Policies.DiscountedBayesianIndexPolicy module

Discounted Bayesian index policy.


This is still highly experimental!

Policies.DiscountedBayesianIndexPolicy.GAMMA = 0.95

Default value for the discount factor \(\gamma\in(0,1)\). 0.95 is empirically a reasonable value for short-term non-stationary experiments.

class Policies.DiscountedBayesianIndexPolicy.DiscountedBayesianIndexPolicy(nbArms, gamma=0.95, posterior=<class 'Policies.Posterior.DiscountedBeta.DiscountedBeta'>, lower=0.0, amplitude=1.0, *args, **kwargs)[source]

Bases: Policies.BayesianIndexPolicy.BayesianIndexPolicy

Discounted Bayesian index policy.

  • By default, it uses a DiscountedBeta posterior (Policies.Posterior.DiscountedBeta), one by arm.

  • Use discount factor \(\gamma\in(0,1)\).

  • It keeps \(\widetilde{S_k}(t)\) and \(\widetilde{F_k}(t)\) the discounted counts of successes and failures (S and F), for each arm k.

  • But instead of using \(\widetilde{S_k}(t) = S_k(t)\) and \(\widetilde{N_k}(t) = N_k(t)\), they are updated at each time step using the discount factor \(\gamma\):

\[\begin{split}\widetilde{S_{A(t)}}(t+1) &= \gamma \widetilde{S_{A(t)}}(t) + r(t),\\ \widetilde{S_{k'}}(t+1) &= \gamma \widetilde{S_{k'}}(t), \forall k' \neq A(t).\end{split}\]
\[\begin{split}\widetilde{F_{A(t)}}(t+1) &= \gamma \widetilde{F_{A(t)}}(t) + (1 - r(t)),\\ \widetilde{F_{k'}}(t+1) &= \gamma \widetilde{F_{k'}}(t), \forall k' \neq A(t).\end{split}\]
__init__(nbArms, gamma=0.95, posterior=<class 'Policies.Posterior.DiscountedBeta.DiscountedBeta'>, lower=0.0, amplitude=1.0, *args, **kwargs)[source]

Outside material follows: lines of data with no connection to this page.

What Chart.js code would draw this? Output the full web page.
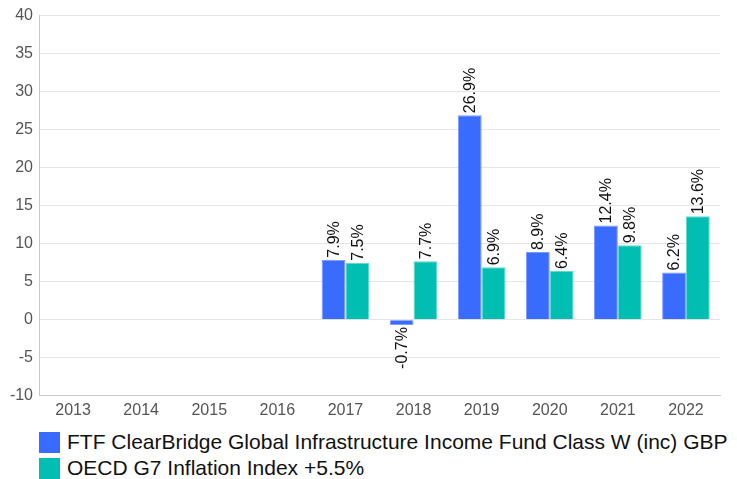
<!DOCTYPE html>
<html>
<head>
<meta charset="utf-8">
<script src="https://cdn.jsdelivr.net/npm/chart.js@4"></script>
<style>
  body { margin: 0; background: #fff; font-family: "Liberation Sans", Arial, sans-serif; }
  #wrap { position: relative; width: 737px; height: 425px; }
  #legend { margin: 4px 0 0 39px; font-size: 21px; color: #111; }
  .item { display: flex; align-items: center; height: 26px; }
  .box { width: 21px; height: 21px; margin-right: 7px; flex: none; }
</style>
</head>
<body>
<div id="wrap"><canvas id="chart"></canvas></div>
<div id="legend"></div>
<script>
const years = ['2013', '2014', '2015', '2016', '2017', '2018', '2019', '2020', '2021', '2022'];
const fundValues = [null, null, null, null, 7.9, -0.7, 26.9, 8.9, 12.4, 6.2];
const indexValues = [null, null, null, null, 7.5, 7.7, 6.9, 6.4, 9.8, 13.6];
const seriesNames = ['FTF ClearBridge Global Infrastructure Income Fund Class W (inc) GBP', 'OECD G7 Inflation Index +5.5%'];
const seriesColors = ['#3a6bff', '#00bfb2'];
const seriesBorders = ['#7b9bff', '#5fd8cf'];

const fontFamily = '"Liberation Sans", Arial, sans-serif';

// rotated value labels above / below each bar
const barLabels = {
    id: 'barLabels',
    afterDatasetsDraw(chart) {
        const ctx = chart.ctx;
        ctx.save();
        ctx.font = '16px ' + fontFamily;
        ctx.fillStyle = '#111';
        ctx.textBaseline = 'middle';
        chart.data.datasets.forEach((ds, i) => {
            chart.getDatasetMeta(i).data.forEach((bar, j) => {
                const v = ds.data[j];
                if (v === null) return;
                ctx.save();
                ctx.translate(bar.x, v >= 0 ? bar.y - 2 : bar.y + 2);
                ctx.rotate(-Math.PI / 2);
                ctx.textAlign = v >= 0 ? 'left' : 'right';
                ctx.fillText(v.toFixed(1) + '%', 0, 1);
                ctx.restore();
            });
        });
        ctx.restore();
    }
};

const ctx = document.getElementById('chart').getContext('2d');
new Chart(ctx, {
    type: 'bar',
    data: {
        labels: years,
        datasets: [
            {
                label: seriesNames[0],
                data: fundValues,
                backgroundColor: seriesColors[0],
                borderColor: seriesBorders[0],
                borderWidth: 1
            },
            {
                label: seriesNames[1],
                data: indexValues,
                backgroundColor: seriesColors[1],
                borderColor: seriesBorders[1],
                borderWidth: 1
            }
        ]
    },
    options: {
        responsive: true,
        maintainAspectRatio: false,
        animation: false,
        layout: { padding: { top: 8, right: 17, left: 0, bottom: 0 } },
        datasets: { bar: { categoryPercentage: 0.7, barPercentage: 1 } },
        plugins: {
            legend: { display: false },
            tooltip: { enabled: false }
        },
        scales: {
            x: {
                grid: { display: false, drawTicks: false },
                border: { color: '#c8c8c8' },
                ticks: {
                    color: '#555',
                    padding: 5,
                    font: { size: 16, family: fontFamily }
                }
            },
            y: {
                min: -10,
                max: 40,
                afterFit: (scale) => { scale.width = 39; },
                grid: { color: '#e6e6e6', drawTicks: false },
                border: { color: '#c8c8c8' },
                ticks: {
                    stepSize: 5,
                    color: '#555',
                    padding: 6,
                    font: { size: 16, family: fontFamily }
                }
            }
        }
    },
    plugins: [barLabels]
});

const legend = document.getElementById('legend');
seriesNames.forEach((name, i) => {
    const item = document.createElement('div');
    item.className = 'item';
    const box = document.createElement('span');
    box.className = 'box';
    box.style.background = seriesColors[i];
    item.appendChild(box);
    item.appendChild(document.createTextNode(name));
    legend.appendChild(item);
});
</script>
</body>
</html>
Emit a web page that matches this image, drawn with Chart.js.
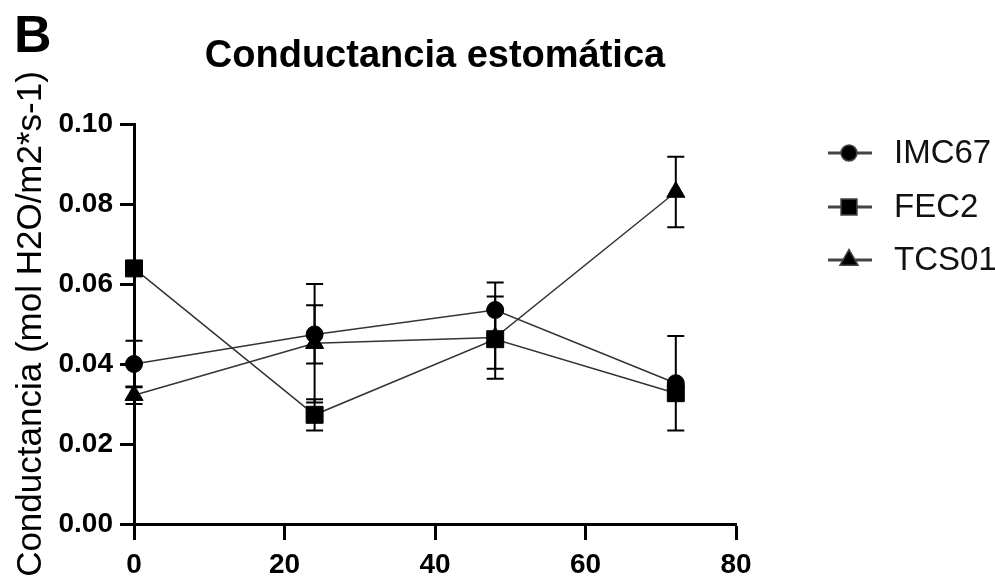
<!DOCTYPE html>
<html>
<head>
<meta charset="utf-8">
<script src="https://cdn.jsdelivr.net/npm/chart.js@4.4.1/dist/chart.umd.min.js"></script>
<style>
  html, body { margin: 0; padding: 0; background: #fff; }
  #wrap { width: 995px; height: 580px; }
</style>
</head>
<body>
<div id="wrap"><canvas id="grafica" width="995" height="580"></canvas></div>
<script>
// horas de muestreo
const horas = [0, 24, 48, 72];

// conductancia media por genotipo
const imc67 = [0.0400, 0.0474, 0.0535, 0.0352];
const fec2 = [0.0639, 0.0273, 0.0462, 0.0327];
const tcs01 = [0.0322, 0.0452, 0.0466, 0.0830];

// error estándar
const imc67Err = [0.0058, 0.0073, 0.0069, 0.0118];
const fec2Err = [0.0010, 0.0039, 0.0074, 0.0015];
const tcs01Err = [0.0022, 0.0148, 0.0103, 0.0088];

const genotipos = ['IMC67', 'FEC2', 'TCS01'];
const marcadores = ['circle', 'rect', 'triangle'];
const radios = [8.5, 12, 10.5];
const errores = [imc67Err, fec2Err, tcs01Err];

const fuente = "'Liberation Sans', Arial, sans-serif";

function puntos(serie) {
    return horas.map(function (h, i) { return { x: h, y: serie[i] }; });
}

// barras de error (debajo de los marcadores)
const barrasError = {
    id: 'barrasError',
    beforeDatasetsDraw(chart) {
        const ctx = chart.ctx;
        const y = chart.scales.y;
        ctx.save();
        ctx.strokeStyle = '#000';
        ctx.lineWidth = 2;
        chart.data.datasets.forEach(function (ds, di) {
            const meta = chart.getDatasetMeta(di);
            meta.data.forEach(function (pt, i) {
                const v = ds.data[i].y;
                const e = errores[di][i];
                const arriba = y.getPixelForValue(v + e);
                const abajo = y.getPixelForValue(v - e);
                const cap = 8.5;
                ctx.beginPath();
                ctx.moveTo(pt.x, arriba);
                ctx.lineTo(pt.x, abajo);
                ctx.moveTo(pt.x - cap, arriba);
                ctx.lineTo(pt.x + cap, arriba);
                ctx.moveTo(pt.x - cap, abajo);
                ctx.lineTo(pt.x + cap, abajo);
                ctx.stroke();
            });
        });
        ctx.restore();
    }
};

// letra del panel y leyenda con línea + marcador
const extras = {
    id: 'extras',
    afterDraw(chart) {
        const ctx = chart.ctx;
        ctx.save();
        ctx.fillStyle = '#000';
        ctx.font = 'bold 52px ' + fuente;
        ctx.textBaseline = 'alphabetic';
        ctx.textAlign = 'left';
        ctx.fillText('B', 14, 52);

        const filas = [153, 207, 260];
        chart.data.datasets.forEach(function (ds, i) {
            const fy = filas[i];
            ctx.strokeStyle = '#444';
            ctx.lineWidth = 3;
            ctx.beginPath();
            ctx.moveTo(828, fy);
            ctx.lineTo(872, fy);
            ctx.stroke();
            Chart.helpers.drawPoint(ctx, {
                pointStyle: marcadores[i],
                radius: radios[i] * 0.85,
                borderWidth: 1,
                rotation: 0
            }, 849, fy);
            ctx.fillStyle = '#000';
            ctx.strokeStyle = '#000';
            ctx.fill();
            ctx.fillStyle = '#111';
            ctx.font = '33px ' + fuente;
            ctx.textBaseline = 'middle';
            ctx.fillText(ds.label, 894, fy + 1);
        });
        ctx.restore();
    }
};

const datasets = genotipos.map(function (g, i) {
    return {
        label: g,
        data: puntos([imc67, fec2, tcs01][i]),
        borderColor: '#333',
        borderWidth: 1.5,
        pointStyle: marcadores[i],
        pointRadius: radios[i],
        pointBackgroundColor: '#000',
        pointBorderColor: '#000',
        pointBorderWidth: 1,
        pointHoverRadius: radios[i],
        clip: false,
        tension: 0
    };
});

const ctx = document.getElementById('grafica').getContext('2d');
const chart = new Chart(ctx, {
    type: 'line',
    data: { datasets: datasets },
    options: {
        responsive: false,
        animation: false,
        events: [],
        layout: { padding: { top: 0, left: 0, right: 259, bottom: 0 } },
        plugins: {
            legend: { display: false },
            tooltip: { enabled: false },
            title: {
                display: true,
                text: 'Conductancia estomática',
                color: '#000',
                fullSize: false,
                font: { family: fuente, size: 38, weight: 'bold' },
                padding: { top: 34, bottom: 44.4 }
            }
        },
        scales: {
            x: {
                type: 'linear',
                min: 0,
                max: 80,
                ticks: {
                    stepSize: 20,
                    color: '#000',
                    padding: 8,
                    font: { family: fuente, size: 28, weight: 'bold' }
                },
                grid: {
                    drawOnChartArea: false,
                    drawTicks: true,
                    tickLength: 16,
                    tickWidth: 3,
                    tickColor: '#000',
                    color: '#000'
                },
                border: { display: true, color: '#000', width: 3 },
                afterFit: function (scale) { scale.height = 56; }
            },
            y: {
                min: 0,
                max: 0.1,
                ticks: {
                    stepSize: 0.02,
                    color: '#000',
                    padding: 7,
                    font: { family: fuente, size: 28, weight: 'bold' },
                    callback: function (v) { return v.toFixed(2); }
                },
                grid: {
                    drawOnChartArea: false,
                    drawTicks: true,
                    tickLength: 14,
                    tickWidth: 3,
                    tickColor: '#000',
                    color: '#000'
                },
                border: { display: true, color: '#000', width: 3 },
                title: {
                    display: true,
                    text: 'Conductancia (mol H2O/m2*s-1)',
                    color: '#000',
                    font: { family: fuente, size: 35 },
                    padding: { top: 10, bottom: 0 }
                },
                afterFit: function (scale) { scale.width = 134; }
            }
        }
    },
    plugins: [barrasError, extras]
});
</script>
</body>
</html>
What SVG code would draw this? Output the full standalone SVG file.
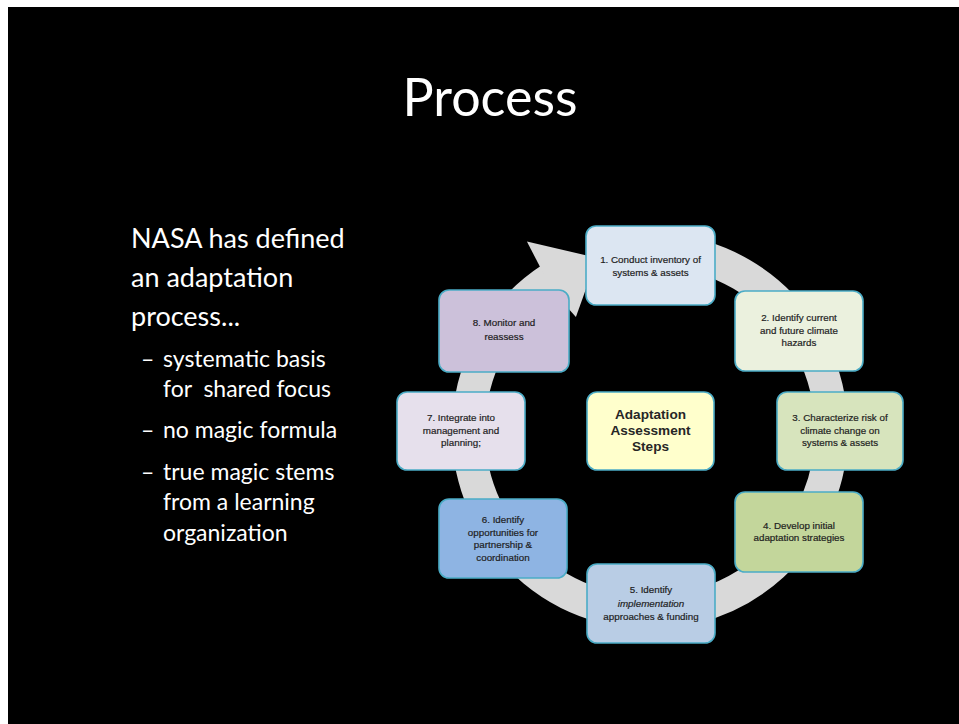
<svg xmlns="http://www.w3.org/2000/svg" width="959" height="724" viewBox="0 0 959 724">
  <style>
    .title { font-family: Lato, "Liberation Sans", sans-serif; font-size: 52px; fill: #ffffff; }
    .body { font-family: Lato, "Liberation Sans", sans-serif; font-size: 27px; fill: #ffffff; }
    .sub { font-family: Lato, "Liberation Sans", sans-serif; font-size: 23px; fill: #ffffff; }
    .box { stroke: #4bacc6; stroke-width: 1.6; }
    .lbl { font-family: "Liberation Sans", Arial, sans-serif; font-size: 9.8px; fill: #1e1e1e; stroke: #1e1e1e; stroke-width: 0.2; text-anchor: middle; }
    .ctr { font-family: "Liberation Sans", Arial, sans-serif; font-size: 13.6px; font-weight: bold; fill: #262626; text-anchor: middle; }
    .ring { fill: none; stroke: #d9d9d9; stroke-width: 33; }
  </style>

  <!-- page -->
  <rect x="0" y="0" width="959" height="724" fill="#ffffff"/>
  <rect x="8" y="7" width="951" height="717" fill="#000000"/>

  <text class="title" x="490" y="116" text-anchor="middle">Process</text>

  <!-- left-hand text -->
  <g id="bullets">
    <text class="body" x="131" y="248">NASA has defined</text>
    <text class="body" x="131" y="287">an adaptation</text>
    <text class="body" x="131" y="326">process...</text>
    <text class="sub" x="141" y="367">–</text>
    <text class="sub" x="163" y="367">systematic basis</text>
    <text class="sub" x="163" y="397" xml:space="preserve">for  shared focus</text>
    <text class="sub" x="141" y="438">–</text>
    <text class="sub" x="163" y="438">no magic formula</text>
    <text class="sub" x="141" y="480">–</text>
    <text class="sub" x="163" y="480">true magic stems</text>
    <text class="sub" x="163" y="510">from a learning</text>
    <text class="sub" x="163" y="541">organization</text>
  </g>

  <!-- circular process arrow -->
  <g id="connectors">
    <path class="ring" d="M551.15,278.78 A181.5,181.5 0 1 0 665.82,250.19"/>
    <polygon fill="#d9d9d9" points="526.9,241.5 597.1,257.9 575.9,316.9 552,290"/>
  </g>

  <g id="step1">
    <rect class="box" x="586" y="226" width="129" height="79" rx="10" fill="#dce6f2"/>
    <text class="lbl" x="650.5" y="263">1. Conduct inventory of</text>
    <text class="lbl" x="650.5" y="276">systems &amp; assets</text>
  </g>

  <g id="step2">
    <rect class="box" x="735" y="291" width="128" height="80" rx="10" fill="#ebf1de"/>
    <text class="lbl" x="799" y="321">2. Identify current</text>
    <text class="lbl" x="799" y="334">and future climate</text>
    <text class="lbl" x="799" y="346">hazards</text>
  </g>

  <g id="step3">
    <rect class="box" x="777" y="392" width="126" height="78" rx="10" fill="#d7e4bd"/>
    <text class="lbl" x="840" y="421">3. Characterize risk of</text>
    <text class="lbl" x="840" y="434">climate change on</text>
    <text class="lbl" x="840" y="446">systems &amp; assets</text>
  </g>

  <g id="step4">
    <rect class="box" x="735" y="492" width="128" height="80" rx="10" fill="#c3d69b"/>
    <text class="lbl" x="799" y="529">4. Develop initial</text>
    <text class="lbl" x="799" y="541">adaptation strategies</text>
  </g>

  <g id="step5">
    <rect class="box" x="587" y="564" width="128" height="79" rx="10" fill="#b9cde5"/>
    <text class="lbl" x="651" y="593">5. Identify</text>
    <text class="lbl" x="651" y="607" font-style="italic">implementation</text>
    <text class="lbl" x="651" y="620">approaches &amp; funding</text>
  </g>

  <g id="step6">
    <rect class="box" x="439" y="499" width="128" height="79" rx="10" fill="#8eb4e3"/>
    <text class="lbl" x="503" y="523">6. Identify</text>
    <text class="lbl" x="503" y="536">opportunities for</text>
    <text class="lbl" x="503" y="548">partnership &amp;</text>
    <text class="lbl" x="503" y="561">coordination</text>
  </g>

  <g id="step7">
    <rect class="box" x="397" y="392" width="128" height="78" rx="10" fill="#e6e0ec"/>
    <text class="lbl" x="461" y="421">7. Integrate into</text>
    <text class="lbl" x="461" y="434">management and</text>
    <text class="lbl" x="461" y="446">planning;</text>
  </g>

  <g id="step8">
    <rect class="box" x="439" y="290" width="130" height="82" rx="10" fill="#ccc1da"/>
    <text class="lbl" x="504" y="326">8. Monitor and</text>
    <text class="lbl" x="504" y="340">reassess</text>
  </g>

  <g id="center">
    <rect class="box" x="587" y="392" width="127" height="78" rx="10" fill="#ffffcc"/>
    <text class="ctr" x="650.5" y="419">Adaptation</text>
    <text class="ctr" x="650.5" y="435">Assessment</text>
    <text class="ctr" x="650.5" y="451">Steps</text>
  </g>
</svg>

Create a new Bayesian policy, by creating a default posterior on each arm.

gamma = None

Discount factor \(\gamma\in(0,1)\).


-> str

getReward(arm, reward)[source]

Update the posterior on each arm, with the normalized reward.

__module__ = 'Policies.DiscountedBayesianIndexPolicy'